All Souls is a compelling black comedy of Oxford life by Javier Marías, whose highly-anticipated new novel The Infatuations is published in 2013. This Penguin Modern Classics edition features a new Introduction by John Banville, author of The Sea.

The pretty young tutor Clare Bayes attracts many eyes at an Oxford college dinner, not least those of a visiting Spanish lecturer (desperate to escape his conversation with an obese economist about an eighteenth-century cider tax). As they begin an affair, meeting in hotel bedrooms away from the eyes of Clare's husband, the Spaniard finds himself increasingly drawn into the strange world of Oxford, 'one of the cities in the world where the least work gets done', in a story of lust, loneliness, vanity and memory.
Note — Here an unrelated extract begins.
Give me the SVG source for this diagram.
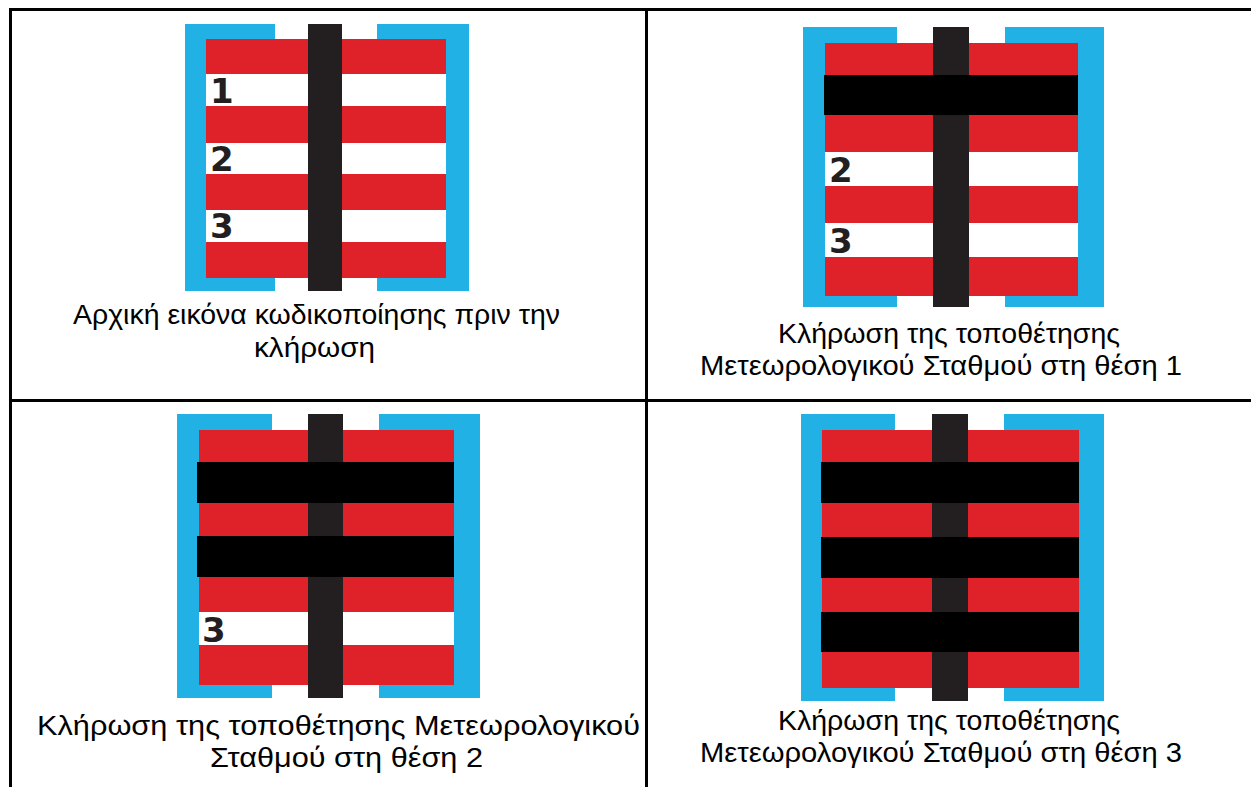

Filled with brilliant set pieces and pin-sharp observation, All Souls is a masterpiece of black humour.

Reviews

  • A dazzling example of the Oxford novel, with all the ingenuity and the humour and the nostalgia we could hope for
    The Times Literary Supplement

About the author

Javier Marías

Javier Marías was born in Madrid in 1951 and died in 2022. He published fifteen novels, three collections of short stories and several volumes of essays. His work has been translated into forty-three languages and has won a dazzling array of international literary awards, including the prestigious Dublin IMPAC award for A Heart So White. He held academic posts in Spain, the United States and in Britain, as Lecturer in Spanish Literature at Oxford University.